* [What is being asked]:
Give every line of the material again, exactly as written.

= = =

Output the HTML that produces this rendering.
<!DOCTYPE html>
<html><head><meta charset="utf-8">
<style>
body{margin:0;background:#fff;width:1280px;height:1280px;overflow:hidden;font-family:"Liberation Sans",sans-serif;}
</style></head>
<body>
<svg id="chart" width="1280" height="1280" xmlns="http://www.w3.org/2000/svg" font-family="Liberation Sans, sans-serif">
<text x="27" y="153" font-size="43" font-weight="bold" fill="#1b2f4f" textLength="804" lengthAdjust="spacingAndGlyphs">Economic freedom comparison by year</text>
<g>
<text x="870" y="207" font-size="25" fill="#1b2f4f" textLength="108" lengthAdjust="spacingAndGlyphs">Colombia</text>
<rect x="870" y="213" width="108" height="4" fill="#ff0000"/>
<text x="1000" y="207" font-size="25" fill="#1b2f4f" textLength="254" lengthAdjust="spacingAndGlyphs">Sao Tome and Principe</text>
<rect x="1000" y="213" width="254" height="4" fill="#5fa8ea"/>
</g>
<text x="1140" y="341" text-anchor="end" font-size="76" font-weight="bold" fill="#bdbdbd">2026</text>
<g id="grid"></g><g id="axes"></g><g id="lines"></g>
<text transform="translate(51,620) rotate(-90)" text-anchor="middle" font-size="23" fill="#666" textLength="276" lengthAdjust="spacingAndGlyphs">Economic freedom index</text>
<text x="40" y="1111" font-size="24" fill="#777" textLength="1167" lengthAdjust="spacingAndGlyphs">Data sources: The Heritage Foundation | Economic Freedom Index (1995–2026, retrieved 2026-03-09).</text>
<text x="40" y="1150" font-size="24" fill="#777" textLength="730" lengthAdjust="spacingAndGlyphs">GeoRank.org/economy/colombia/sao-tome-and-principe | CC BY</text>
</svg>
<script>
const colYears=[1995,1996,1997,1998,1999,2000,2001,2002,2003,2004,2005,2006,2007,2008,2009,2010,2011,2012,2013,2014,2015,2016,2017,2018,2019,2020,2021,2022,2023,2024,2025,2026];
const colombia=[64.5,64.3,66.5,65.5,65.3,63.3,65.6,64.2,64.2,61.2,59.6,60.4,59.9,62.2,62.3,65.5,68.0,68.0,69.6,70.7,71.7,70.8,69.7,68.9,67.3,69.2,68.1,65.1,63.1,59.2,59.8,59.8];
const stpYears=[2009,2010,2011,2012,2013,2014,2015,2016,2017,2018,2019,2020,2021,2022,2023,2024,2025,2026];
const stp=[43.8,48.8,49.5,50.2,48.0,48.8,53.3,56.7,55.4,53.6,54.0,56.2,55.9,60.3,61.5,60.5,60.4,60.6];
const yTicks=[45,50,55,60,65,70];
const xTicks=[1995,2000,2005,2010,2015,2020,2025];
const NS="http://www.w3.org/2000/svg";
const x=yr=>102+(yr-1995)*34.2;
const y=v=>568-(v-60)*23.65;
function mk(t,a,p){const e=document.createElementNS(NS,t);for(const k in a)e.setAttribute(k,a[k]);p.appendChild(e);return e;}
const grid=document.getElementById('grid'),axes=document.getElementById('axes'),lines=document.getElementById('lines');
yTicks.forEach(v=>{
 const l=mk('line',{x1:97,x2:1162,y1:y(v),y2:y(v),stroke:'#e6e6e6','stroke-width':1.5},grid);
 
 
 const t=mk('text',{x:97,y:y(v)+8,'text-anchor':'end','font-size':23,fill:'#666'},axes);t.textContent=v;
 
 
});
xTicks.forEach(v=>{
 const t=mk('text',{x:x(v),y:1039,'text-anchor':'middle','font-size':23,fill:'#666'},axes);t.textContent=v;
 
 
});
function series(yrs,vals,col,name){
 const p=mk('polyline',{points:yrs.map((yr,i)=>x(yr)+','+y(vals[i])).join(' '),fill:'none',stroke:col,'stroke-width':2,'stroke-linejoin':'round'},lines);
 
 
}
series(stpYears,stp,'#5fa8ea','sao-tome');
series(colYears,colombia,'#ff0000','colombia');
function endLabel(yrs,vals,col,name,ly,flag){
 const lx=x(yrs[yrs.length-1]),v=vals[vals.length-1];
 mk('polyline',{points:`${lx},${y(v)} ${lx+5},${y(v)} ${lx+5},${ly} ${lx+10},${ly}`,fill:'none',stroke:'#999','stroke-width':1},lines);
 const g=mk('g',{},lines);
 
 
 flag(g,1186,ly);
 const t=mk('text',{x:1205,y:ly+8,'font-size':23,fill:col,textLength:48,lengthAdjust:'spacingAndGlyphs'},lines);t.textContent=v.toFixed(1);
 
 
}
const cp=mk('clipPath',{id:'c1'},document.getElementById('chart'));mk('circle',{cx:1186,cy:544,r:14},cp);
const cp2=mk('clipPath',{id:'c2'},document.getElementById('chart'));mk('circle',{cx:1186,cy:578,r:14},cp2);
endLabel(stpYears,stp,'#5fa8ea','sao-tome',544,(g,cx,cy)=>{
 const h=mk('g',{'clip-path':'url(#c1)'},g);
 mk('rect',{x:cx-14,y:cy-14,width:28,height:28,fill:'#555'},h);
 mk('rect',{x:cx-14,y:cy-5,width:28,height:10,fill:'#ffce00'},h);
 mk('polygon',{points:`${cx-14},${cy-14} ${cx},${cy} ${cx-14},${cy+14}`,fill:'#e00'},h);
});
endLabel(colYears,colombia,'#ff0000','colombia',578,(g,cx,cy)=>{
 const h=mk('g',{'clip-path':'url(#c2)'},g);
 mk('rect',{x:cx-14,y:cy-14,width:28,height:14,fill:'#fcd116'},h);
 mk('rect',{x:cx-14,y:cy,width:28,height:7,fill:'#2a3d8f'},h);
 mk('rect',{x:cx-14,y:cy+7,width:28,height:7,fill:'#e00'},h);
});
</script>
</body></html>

= = =

* [Finished answer]:
Output the HTML that produces this rendering.
<!DOCTYPE html>
<html><head><meta charset="utf-8">
<style>
body{margin:0;background:#fff;width:1280px;height:1280px;overflow:hidden;font-family:"Liberation Sans",sans-serif;}
</style></head>
<body>
<svg id="chart" width="1280" height="1280" xmlns="http://www.w3.org/2000/svg" font-family="Liberation Sans, sans-serif">
<text x="27" y="153" font-size="43" font-weight="bold" fill="#1b2f4f" textLength="804" lengthAdjust="spacingAndGlyphs">Economic freedom comparison by year</text>
<g>
<text x="870" y="207" font-size="25" fill="#1b2f4f" textLength="108" lengthAdjust="spacingAndGlyphs">Colombia</text>
<rect x="870" y="213" width="108" height="4" fill="#ff0000"/>
<text x="1000" y="207" font-size="25" fill="#1b2f4f" textLength="254" lengthAdjust="spacingAndGlyphs">Sao Tome and Principe</text>
<rect x="1000" y="213" width="254" height="4" fill="#5fa8ea"/>
</g>
<text x="1140" y="341" text-anchor="end" font-size="76" font-weight="bold" fill="#bdbdbd">2026</text>
<g id="grid"></g><g id="axes"></g><g id="lines"></g>
<text transform="translate(51,620) rotate(-90)" text-anchor="middle" font-size="23" fill="#666" textLength="276" lengthAdjust="spacingAndGlyphs">Economic freedom index</text>
<text x="40" y="1111" font-size="24" fill="#777" textLength="1167" lengthAdjust="spacingAndGlyphs">Data sources: The Heritage Foundation | Economic Freedom Index (1995–2026, retrieved 2026-03-09).</text>
<text x="40" y="1150" font-size="24" fill="#777" textLength="730" lengthAdjust="spacingAndGlyphs">GeoRank.org/economy/colombia/sao-tome-and-principe | CC BY</text>
</svg>
<script>
const colYears=[1995,1996,1997,1998,1999,2000,2001,2002,2003,2004,2005,2006,2007,2008,2009,2010,2011,2012,2013,2014,2015,2016,2017,2018,2019,2020,2021,2022,2023,2024,2025,2026];
const colombia=[64.5,64.3,66.5,65.5,65.3,63.3,65.6,64.2,64.2,61.2,59.6,60.4,59.9,62.2,62.3,65.5,68.0,68.0,69.6,70.7,71.7,70.8,69.7,68.9,67.3,69.2,68.1,65.1,63.1,59.2,59.8,59.8];
const stpYears=[2009,2010,2011,2012,2013,2014,2015,2016,2017,2018,2019,2020,2021,2022,2023,2024,2025,2026];
const stp=[43.8,48.8,49.5,50.2,48.0,48.8,53.3,56.7,55.4,53.6,54.0,56.2,55.9,60.3,61.5,60.5,60.4,60.6];
const yTicks=[45,50,55,60,65,70];
const xTicks=[1995,2000,2005,2010,2015,2020,2025];
const NS="http://www.w3.org/2000/svg";
const x=yr=>102+(yr-1995)*34.2;
const y=v=>568-(v-60)*23.65;
function mk(t,a,p){const e=document.createElementNS(NS,t);for(const k in a)e.setAttribute(k,a[k]);p.appendChild(e);return e;}
const grid=document.getElementById('grid'),axes=document.getElementById('axes'),lines=document.getElementById('lines');
yTicks.forEach(v=>{
 const l=mk('line',{x1:97,x2:1162,y1:y(v),y2:y(v),stroke:'#e6e6e6','stroke-width':1.5},grid);
 
 
 const t=mk('text',{x:97,y:y(v)+8,'text-anchor':'end','font-size':23,fill:'#666'},axes);t.textContent=v;
 
 
});
xTicks.forEach(v=>{
 const t=mk('text',{x:x(v),y:1039,'text-anchor':'middle','font-size':23,fill:'#666'},axes);t.textContent=v;
 
 
});
function series(yrs,vals,col,name){
 const p=mk('polyline',{points:yrs.map((yr,i)=>x(yr)+','+y(vals[i])).join(' '),fill:'none',stroke:col,'stroke-width':2,'stroke-linejoin':'round'},lines);
 
 
}
series(stpYears,stp,'#5fa8ea','sao-tome');
series(colYears,colombia,'#ff0000','colombia');
function endLabel(yrs,vals,col,name,ly,flag){
 const lx=x(yrs[yrs.length-1]),v=vals[vals.length-1];
 mk('polyline',{points:`${lx},${y(v)} ${lx+5},${y(v)} ${lx+5},${ly} ${lx+10},${ly}`,fill:'none',stroke:'#999','stroke-width':1},lines);
 const g=mk('g',{},lines);
 
 
 flag(g,1186,ly);
 const t=mk('text',{x:1205,y:ly+8,'font-size':23,fill:col,textLength:48,lengthAdjust:'spacingAndGlyphs'},lines);t.textContent=v.toFixed(1);
 
 
}
const cp=mk('clipPath',{id:'c1'},document.getElementById('chart'));mk('circle',{cx:1186,cy:544,r:14},cp);
const cp2=mk('clipPath',{id:'c2'},document.getElementById('chart'));mk('circle',{cx:1186,cy:578,r:14},cp2);
endLabel(stpYears,stp,'#5fa8ea','sao-tome',544,(g,cx,cy)=>{
 const h=mk('g',{'clip-path':'url(#c1)'},g);
 mk('rect',{x:cx-14,y:cy-14,width:28,height:28,fill:'#555'},h);
 mk('rect',{x:cx-14,y:cy-5,width:28,height:10,fill:'#ffce00'},h);
 mk('polygon',{points:`${cx-14},${cy-14} ${cx},${cy} ${cx-14},${cy+14}`,fill:'#e00'},h);
});
endLabel(colYears,colombia,'#ff0000','colombia',578,(g,cx,cy)=>{
 const h=mk('g',{'clip-path':'url(#c2)'},g);
 mk('rect',{x:cx-14,y:cy-14,width:28,height:14,fill:'#fcd116'},h);
 mk('rect',{x:cx-14,y:cy,width:28,height:7,fill:'#2a3d8f'},h);
 mk('rect',{x:cx-14,y:cy+7,width:28,height:7,fill:'#e00'},h);
});
</script>
</body></html>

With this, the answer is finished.